Message from the Pope

John Kirby handed me an extraordinary message picked up on the internet emanating from the Pope! It read:

Vatican City, March 11, 1998. Continuing with the catechesis of preparation for the Great Jubilee of 2000, at today’s general audience, held in St. Peter’s Square, John Paul II spoke on salvation fulfilled in history.

Pope John Paul 11

The Pope noted that in the face of the disciple’s impatience to know the moment of the coming of the Kingdom of God, which they understood in an exceedingly earthly and political manner, Jesus invites them to “rely on God’s mysterious plans … Only after the great outpouring of the Holy Spirit at Pentecost are they able to understand the deeper dimensions.”

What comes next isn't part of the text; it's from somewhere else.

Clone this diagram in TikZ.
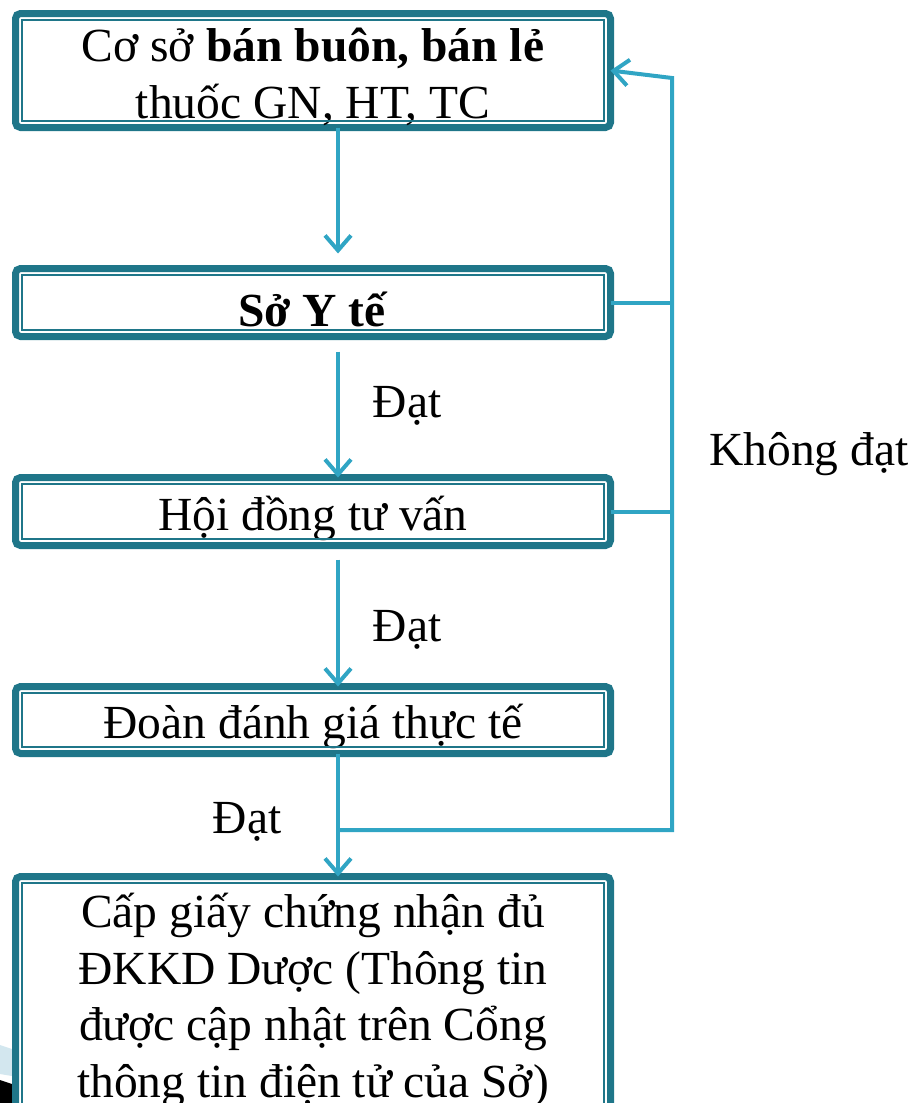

“Jesus speaks of ‘times’ (‘chronoi’) and of ‘moments’ (‘kairoi’)”. In the ordinary course of time, God makes special interventions, conferring on “particular times a very particular saving value. It is precisely these ‘kairoi’, God’s moments, that man is called to discern and by which he must allow himself to be called … The time of Christ’s coming is invested with a fundamental importance.”

Throughout her history, the Church has experienced periods in which her missionary activity has been less effective, and favourable times in which “the Good News finds benevolent welcome and conversions are multiplied … Those who have a special responsibility in evangelization are called to recognise these moments to better take advantage of the opportunities offered by grace.”

The Holy Father recalled that Jesus entrusts to his disciples “the work of spreading the Gospel throughout the universe.” Despite their human frailty, they will have the strength of the Holy Spirit to become “authentic witnesses of Christ.”. He concluded: “That very power of the Holy Spirit will produce new wonders of grace in the work of the evangelization of peoples.”

I think that the seminar On Time offered a step towards the next event, which is to concern ‘communication with higher intelligence’.